Roman historique et politique, la thématique développée est tellement d’actualité qu’il nous est impossible de le situer dans un contexte unique. Anna Thalberg incarne ici le symbole de la liberté intelligente, de la force mentale, des nobles exigences et de la droiture. En rapport avec son temps, elle évoque en quelque sorte l’opposition au collectif et au mal. Elle croit en Dieu certes, mais elle vit de la morale, du respect de l’autre et refuse toute sorte de fanatisme et d’hypocrisie. Elle est une femme qui est entièrement libre.
Sangarcia met en avant des représentations littéraires hors du commun : une écriture singulière. De l’art en somme. Il n’y a pas de points avant la fin du chapitre ni de majuscules. L’agencement est original avec des dialogues sur deux colonnes. Ce style rend l’œuvre vivante, car on y sent du souffle, de l’énergie et une accentuation ancrée qui se met au service de l’intrigue.
Une autre thématique qu’il est très intéressant d’analyser dans Anna Thalberg est la façon dont la question de l’étranger est représentée dans l’histoire, ce qui nous amène à nous interroger sur une idée de vivre-ensemble. Quelles ont été les réelles motivations de cette inquisition ? Eduardo Sangarcia aborde cette réflexion, en suggérant implicitement un remodelage de l’Histoire à partir de la situation actuelle du monde afin de réfléchir sur la condamnation d’Anna, une réalité qui continue de disperser la vie en société aujourd’hui : la femme et l’étranger sont souvent considérés comme des boucs émissaires. Malheureusement, l’on constate que les pratiques chrétiennes dans cette partie de l’Allemagne montrent que Dieu n’existait que pour les uns. De plus, ce sont les femmes et les étrangers qui sont majoritairement visés dans ces contextes, et l’on semble avoir de la considération pour le traître plutôt que sur celle qui dit la vérité.

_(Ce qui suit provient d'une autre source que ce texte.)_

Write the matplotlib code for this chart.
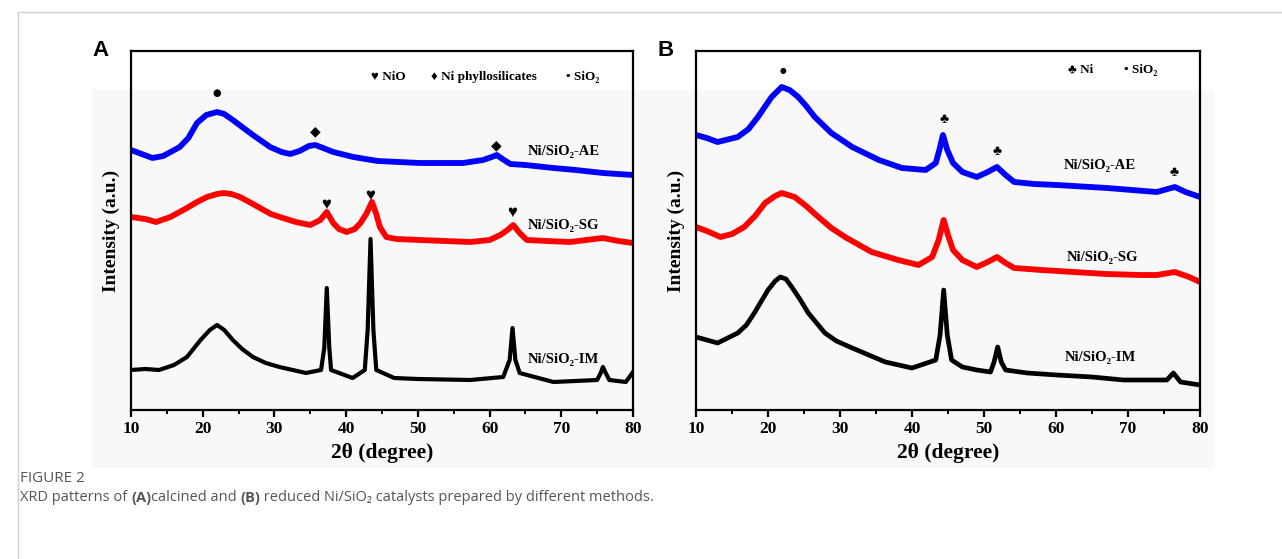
import matplotlib.pyplot as plt
from matplotlib.patches import Rectangle
from matplotlib.lines import Line2D

# Panel A (calcined) - 2theta (degree) / intensity (a.u., traces offset)
a_ae_x = [10, 11.5, 13, 14.5, 16.8, 18, 19.2, 20.5, 22, 23, 24.2, 25.5, 27, 29.4, 31, 32.2, 33.5, 34.8, 35.7, 36.8,
          38.2, 41, 44.4, 50.3, 56.3, 59.1, 60.3, 61, 61.8, 62.9, 65, 68.9, 72, 75.8, 80]
a_ae_y = [260, 256, 252, 254, 263, 272, 287, 295, 298, 296, 290, 283, 275, 263, 258, 256, 259, 264, 265, 262,
          258, 253, 249, 247, 247, 250, 253, 255, 251, 246, 245, 242, 240, 237, 235]

a_sg_x = [10, 12, 13.5, 15.5, 17.8, 19.2, 20.6, 22, 22.9, 24, 25.2, 26.5, 28, 29.5, 31.2, 33, 35, 36.4, 37.3, 38.2,
          39, 40.1, 41.2, 42, 42.8, 43.6, 44.2, 44.7, 45.6, 47, 50.3, 57.3, 60, 61.5, 62.5, 63.3, 64.2, 65.2, 68, 71.2,
          75.8, 78, 80]
a_sg_y = [193, 191, 188, 193, 202, 208, 213, 216, 217, 216, 213, 208, 202, 196, 192, 188, 185, 190, 198, 187,
          181, 178, 181, 187, 196, 208, 196, 183, 173, 171, 170, 168, 170, 175, 180, 185, 177, 170, 169, 168,
          172, 169, 167]

a_im_x = [10, 12, 13.9, 16, 17.8, 19.7, 21, 22, 23, 24.2, 25.5, 27, 28.8, 30.7, 34.4, 36.5, 36.95, 37.3, 37.65, 37.9,
          40.9, 42.6, 43.0, 43.4, 43.8, 44.2, 46.7, 50, 57.3, 61.9, 62.8, 63.2, 63.6, 64.2, 68.9, 75, 75.5,
          75.8, 76.2, 76.7, 79, 79.9]
a_im_y = [40, 41, 40, 45, 53, 70, 80, 85, 80, 70, 61, 53, 47, 43, 37, 40, 62, 122, 62, 40,
          32, 40, 80, 171, 80, 40, 32, 31, 30, 33, 50, 82, 50, 37, 28, 30, 37,
          43, 37, 30, 28, 37]

# Panel B (reduced)
b_ae_x = [10, 11.5, 13, 15.8, 17.3, 18.6, 20.5, 21.9, 23, 24.2, 25.3, 26.5, 28.8, 31.7, 35.4, 38.6, 41.9, 43.3,
          43.8, 44.3, 44.9, 45.7, 47, 49, 50.5, 51.8, 53, 54.2, 57, 60.1, 67.1, 74, 76.5, 78, 80]
b_ae_y = [275, 272, 268, 273, 281, 293, 313, 323, 320, 313, 304, 293, 277, 263, 250, 242, 240, 247,
          260, 275, 260, 247, 238, 233, 238, 243, 235, 228, 226, 225, 222, 218, 223, 218, 213]

b_sg_x = [10, 11.5, 13.4, 15, 16.7, 18.2, 19.6, 21, 21.9, 23.7, 25.3, 27, 28.8, 30.7, 34.4, 38.1, 40.9, 42.8, 43.7,
          44.4, 45, 45.7, 47, 49, 50.5, 51.8, 53, 54.2, 58, 62.4, 67, 71.7, 74, 76.5, 78.5, 80]
b_sg_y = [183, 179, 173, 176, 183, 194, 207, 214, 217, 213, 204, 193, 182, 173, 158, 150, 145, 153, 170,
          190, 175, 160, 150, 143, 148, 153, 147, 142, 140, 138, 136, 135, 135, 138, 133, 128]

b_im_x = [10, 11.5, 13, 15.8, 17, 18.1, 20, 21, 21.7, 22.5, 23.3, 24.5, 25.6, 27.9, 29.5, 31.7, 34, 36.3, 40, 43.3,
          43.9, 44.4, 44.9, 45.5, 47, 49, 50.9, 51.4, 51.9, 52.4, 53, 56, 60.1, 65, 69.4, 75.4, 76.3, 77.3, 80]
b_im_y = [73, 70, 67, 77, 85, 97, 120, 129, 133, 131, 123, 110, 97, 77, 69, 62, 55, 48, 42, 50,
          75, 120, 75, 50, 43, 40, 38, 48, 63, 48, 40, 37, 35, 33, 30, 30, 37, 28, 25]

SERIF = ['Liberation Serif', 'DejaVu Serif']
SYM = ['Liberation Serif', 'DejaVu Sans']

fig = plt.figure(figsize=(12.82, 5.59), dpi=100)

# page frame + light chart background
fig.add_artist(Line2D([18 / 1282, 18 / 1282], [0, 1 - 12 / 559], color='#d0d0d0', lw=1))
fig.add_artist(Line2D([18 / 1282, 1], [1 - 12 / 559, 1 - 12 / 559], color='#d0d0d0', lw=1))
fig.add_artist(Rectangle((92 / 1282, 1 - 467 / 559), (1213 - 92) / 1282, (467 - 90) / 559,
                         color='#f8f8f8', zorder=-1))


def setup(ax, letter):
    ax.set_xlim(10, 80)
    ax.set_ylim(0, 359)
    ax.set_facecolor('none')
    for s in ax.spines.values():
        s.set_linewidth(1.6)
    ax.set_xticks(range(10, 81, 10))
    ax.set_xticks(range(15, 80, 10), minor=True)
    ax.set_yticks([])
    ax.tick_params(axis='x', which='major', direction='out', length=5, width=1.6, pad=3)
    ax.tick_params(axis='x', which='minor', direction='out', length=3, width=1.4)
    for lab in ax.get_xticklabels():
        lab.set_family(SERIF)
        lab.set_fontweight('bold')
        lab.set_fontsize(12.5)
    ax.set_xlabel('2θ (degree)', family=SERIF, fontweight='bold', fontsize=15.5, labelpad=4)
    ax.set_ylabel('Intensity (a.u.)', family=SERIF, fontweight='bold', fontsize=14, labelpad=8)
    ax.text(-0.045, 1.0, letter, transform=ax.transAxes, fontsize=16, fontweight='bold',
            family=['Liberation Sans', 'DejaVu Sans'], ha='right', va='center')


axA = fig.add_axes([131 / 1282, 149 / 559, 502 / 1282, 359 / 559])
axB = fig.add_axes([696 / 1282, 149 / 559, 504 / 1282, 359 / 559])
setup(axA, 'A')
setup(axB, 'B')

lw = 4.2
axA.plot(a_ae_x, a_ae_y, color='#0000ff', lw=lw, solid_joinstyle='round')
axA.plot(a_sg_x, a_sg_y, color='#ff0000', lw=lw, solid_joinstyle='round')
axA.plot(a_im_x, a_im_y, color='black', lw=3.0, solid_joinstyle='round')
axB.plot(b_ae_x, b_ae_y, color='#0000ff', lw=lw, solid_joinstyle='round')
axB.plot(b_sg_x, b_sg_y, color='#ff0000', lw=lw, solid_joinstyle='round')
axB.plot(b_im_x, b_im_y, color='black', lw=3.4, solid_joinstyle='round')

lab_kw = dict(family=SERIF, fontweight='bold', fontsize=10.5, ha='center', va='center')
axA.text(70.3, 259, 'Ni/SiO₂-AE', **lab_kw)
axA.text(70.3, 185, 'Ni/SiO₂-SG', **lab_kw)
axA.text(70.3, 50, 'Ni/SiO₂-IM', **lab_kw)
axB.text(66.1, 245, 'Ni/SiO₂-AE', **lab_kw)
axB.text(66.5, 153, 'Ni/SiO₂-SG', **lab_kw)
axB.text(66.1, 53, 'Ni/SiO₂-IM', **lab_kw)

dot_kw = dict(family=['DejaVu Sans'], ha='center', va='center')
sym_kw = dict(family=SYM, fontsize=10, ha='center', va='center')
axA.text(22, 317, '●', fontsize=7, **dot_kw)
axA.text(35.7, 278, '◆', **sym_kw)
axA.text(61, 264, '◆', **sym_kw)
axA.text(37.2, 205, '♥', fontsize=12, family=SYM, ha='center', va='center')
axA.text(43.3, 214, '♥', fontsize=12, family=SYM, ha='center', va='center')
axA.text(63.2, 197, '♥', fontsize=12, family=SYM, ha='center', va='center')
axB.text(22, 340, '●', fontsize=5.5, **dot_kw)
axB.text(44.4, 290, '♣', **sym_kw)
axB.text(51.8, 258, '♣', **sym_kw)
axB.text(76.4, 237, '♣', **sym_kw)

leg_kw = dict(family=SYM, fontweight='bold', fontsize=9.5, ha='left', va='center')
axA.text(43.4, 333, '♥ NiO', **leg_kw)
axA.text(51.9, 333, '♦ Ni phyllosilicates', **leg_kw)
axA.text(70.6, 333, '• SiO₂', **leg_kw)
axB.text(61.6, 340, '♣ Ni', **leg_kw)
axB.text(69.5, 340, '• SiO₂', **leg_kw)

# caption
cap_font = ['Open Sans', 'DejaVu Sans']
fig.text(20 / 1282, 1 - 479 / 559, 'FIGURE 2', family=cap_font, fontsize=11, color='#555555', va='center')
t = fig.text(20 / 1282, 1 - 501 / 559, 'XRD patterns of ', family=cap_font, fontsize=10.5,
             color='#555555', va='baseline')
parts = [('(A)', 'bold'), ('calcined and ', 'normal'), ('(B)', 'bold'),
         (' reduced Ni/SiO₂ catalysts prepared by different methods.', 'normal')]
for txt, wt in parts:
    t = plt.annotate(txt, xy=(1, 0), xycoords=t, va='bottom', ha='left', family=cap_font,
                     fontsize=10.5, fontweight=wt, color='#555555', annotation_clip=False)

fig.savefig('out.png', dpi=100)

En réalité, on peut sous-entendre que la représentation des inquisiteurs soit due à une volonté non d’intégration, mais d’assimilation voire de soumission, puisque toute assimilation tend à soumettre. Et l’étranger (ou la femme) est toujours, dans la plupart des cas, le parfait bouc émissaire. On pourrait faire ici un lien entre le bouc émissaire, l’étranger, la communauté, le sacrifice et le religieux à la lumière de la théorie du Bouc émissaire de René Girard (ce roman est une source d’inspiration crédible).
L’immersion dans le roman est complète et la prouesse de l’auteur est de savoir se balader entre la réalité et la fiction, entre le passé et le présent, entre la majorité et la minorité. Il se place au pinacle de la valorisation historique et place le lecteur dans une posture de témoin. La plume d’Eduardo Sangarcia est énergique, le mélange entre les diverses thématiques est exquis.
On pourrait dire à propos d’Anna : Hic est mulier (Voici la femme !), car Sangarcia s’attache à faire revivre Anna au plus près de ce qu’elle était vraiment : une femme pieuse, mais libre ; une étrangère, mais une intégrée. Un roman passionnant qui nous ramène aux bégaiements de la tradition dite humaniste.